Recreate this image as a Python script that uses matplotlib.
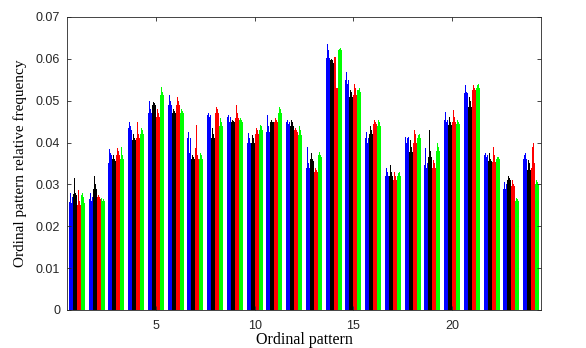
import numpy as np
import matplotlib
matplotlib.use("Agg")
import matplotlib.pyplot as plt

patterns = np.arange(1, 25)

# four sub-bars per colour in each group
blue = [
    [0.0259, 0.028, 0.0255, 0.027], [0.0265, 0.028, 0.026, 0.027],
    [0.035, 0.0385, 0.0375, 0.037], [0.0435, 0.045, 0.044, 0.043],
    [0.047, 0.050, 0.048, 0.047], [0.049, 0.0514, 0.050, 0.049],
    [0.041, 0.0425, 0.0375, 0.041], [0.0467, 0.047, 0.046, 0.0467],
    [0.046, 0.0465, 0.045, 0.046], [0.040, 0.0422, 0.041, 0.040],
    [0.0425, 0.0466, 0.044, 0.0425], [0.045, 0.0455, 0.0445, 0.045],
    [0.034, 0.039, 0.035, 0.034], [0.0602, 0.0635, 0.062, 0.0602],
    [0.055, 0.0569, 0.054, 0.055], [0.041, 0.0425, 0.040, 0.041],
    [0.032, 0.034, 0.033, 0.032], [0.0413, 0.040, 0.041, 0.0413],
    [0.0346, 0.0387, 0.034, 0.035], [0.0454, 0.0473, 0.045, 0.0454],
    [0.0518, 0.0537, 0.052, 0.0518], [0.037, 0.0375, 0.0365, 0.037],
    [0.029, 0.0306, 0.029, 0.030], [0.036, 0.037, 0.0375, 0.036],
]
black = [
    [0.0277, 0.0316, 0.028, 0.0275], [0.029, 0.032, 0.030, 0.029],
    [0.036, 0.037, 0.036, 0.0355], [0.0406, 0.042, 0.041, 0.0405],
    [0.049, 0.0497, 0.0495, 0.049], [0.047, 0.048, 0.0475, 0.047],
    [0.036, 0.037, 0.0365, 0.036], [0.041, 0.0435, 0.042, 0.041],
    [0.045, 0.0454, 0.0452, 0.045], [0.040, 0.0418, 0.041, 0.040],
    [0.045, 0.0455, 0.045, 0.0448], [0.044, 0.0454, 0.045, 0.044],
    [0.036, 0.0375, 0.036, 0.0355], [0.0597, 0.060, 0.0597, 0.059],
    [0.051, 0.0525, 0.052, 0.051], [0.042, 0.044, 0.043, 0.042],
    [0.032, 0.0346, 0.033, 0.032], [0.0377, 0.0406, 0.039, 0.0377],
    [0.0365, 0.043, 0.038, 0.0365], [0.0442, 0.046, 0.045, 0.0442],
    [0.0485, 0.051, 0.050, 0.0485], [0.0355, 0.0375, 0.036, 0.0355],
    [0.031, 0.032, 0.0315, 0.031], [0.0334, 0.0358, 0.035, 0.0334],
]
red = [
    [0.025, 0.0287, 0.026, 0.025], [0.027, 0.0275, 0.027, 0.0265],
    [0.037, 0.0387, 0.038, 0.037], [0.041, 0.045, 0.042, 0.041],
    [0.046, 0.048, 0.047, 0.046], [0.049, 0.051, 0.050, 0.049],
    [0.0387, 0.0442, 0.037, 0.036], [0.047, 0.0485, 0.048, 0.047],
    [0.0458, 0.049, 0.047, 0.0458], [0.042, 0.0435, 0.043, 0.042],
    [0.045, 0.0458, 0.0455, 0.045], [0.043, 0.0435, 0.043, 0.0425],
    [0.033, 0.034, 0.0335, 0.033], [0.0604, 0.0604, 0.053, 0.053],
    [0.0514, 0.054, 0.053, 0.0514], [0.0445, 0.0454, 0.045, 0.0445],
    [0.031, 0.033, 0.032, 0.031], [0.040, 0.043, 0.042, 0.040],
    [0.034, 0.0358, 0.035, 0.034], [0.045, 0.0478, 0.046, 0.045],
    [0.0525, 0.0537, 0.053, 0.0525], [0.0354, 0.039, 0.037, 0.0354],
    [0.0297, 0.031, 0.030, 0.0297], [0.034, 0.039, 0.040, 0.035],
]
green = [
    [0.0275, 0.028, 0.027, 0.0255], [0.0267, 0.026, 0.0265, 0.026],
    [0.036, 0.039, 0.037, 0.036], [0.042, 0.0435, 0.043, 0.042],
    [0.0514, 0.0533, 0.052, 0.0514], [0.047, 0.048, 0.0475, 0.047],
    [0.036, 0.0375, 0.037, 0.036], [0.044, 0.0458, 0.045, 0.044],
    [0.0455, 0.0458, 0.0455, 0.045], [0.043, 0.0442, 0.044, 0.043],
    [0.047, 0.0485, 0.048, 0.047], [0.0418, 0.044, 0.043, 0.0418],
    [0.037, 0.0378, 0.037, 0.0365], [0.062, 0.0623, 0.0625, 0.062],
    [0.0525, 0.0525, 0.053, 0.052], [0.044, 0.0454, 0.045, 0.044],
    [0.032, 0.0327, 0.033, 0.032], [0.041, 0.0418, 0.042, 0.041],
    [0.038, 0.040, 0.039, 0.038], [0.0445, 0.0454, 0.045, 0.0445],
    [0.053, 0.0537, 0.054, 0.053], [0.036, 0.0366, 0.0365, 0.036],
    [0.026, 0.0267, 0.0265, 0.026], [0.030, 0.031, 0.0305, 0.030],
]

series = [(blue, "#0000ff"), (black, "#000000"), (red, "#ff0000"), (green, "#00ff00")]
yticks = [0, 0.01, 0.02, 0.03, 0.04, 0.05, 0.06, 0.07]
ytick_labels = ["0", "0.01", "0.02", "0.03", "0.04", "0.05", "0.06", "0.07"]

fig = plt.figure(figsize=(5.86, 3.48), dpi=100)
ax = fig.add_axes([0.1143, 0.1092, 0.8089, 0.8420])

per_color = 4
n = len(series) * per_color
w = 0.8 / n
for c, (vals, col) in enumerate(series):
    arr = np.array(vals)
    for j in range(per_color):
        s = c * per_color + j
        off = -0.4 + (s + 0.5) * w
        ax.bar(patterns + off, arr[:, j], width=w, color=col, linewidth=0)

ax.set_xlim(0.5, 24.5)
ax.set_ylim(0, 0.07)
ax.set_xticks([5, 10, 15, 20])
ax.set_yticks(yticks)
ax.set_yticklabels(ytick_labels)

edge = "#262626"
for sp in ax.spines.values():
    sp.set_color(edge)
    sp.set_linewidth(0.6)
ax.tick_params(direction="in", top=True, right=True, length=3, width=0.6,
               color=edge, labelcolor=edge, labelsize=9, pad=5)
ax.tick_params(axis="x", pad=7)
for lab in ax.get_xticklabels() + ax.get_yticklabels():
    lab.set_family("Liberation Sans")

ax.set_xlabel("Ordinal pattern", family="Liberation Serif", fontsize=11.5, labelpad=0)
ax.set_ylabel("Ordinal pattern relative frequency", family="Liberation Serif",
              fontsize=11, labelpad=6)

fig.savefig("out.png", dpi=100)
■ ■ ■
Exercise
Output exactly the span of lines from the top of the listing through the line holding "patterns = np.arange(1, 25)", and leave every picture out.

Exercise response
Recreate this image as a Python script that uses matplotlib.
import numpy as np
import matplotlib
matplotlib.use("Agg")
import matplotlib.pyplot as plt

patterns = np.arange(1, 25)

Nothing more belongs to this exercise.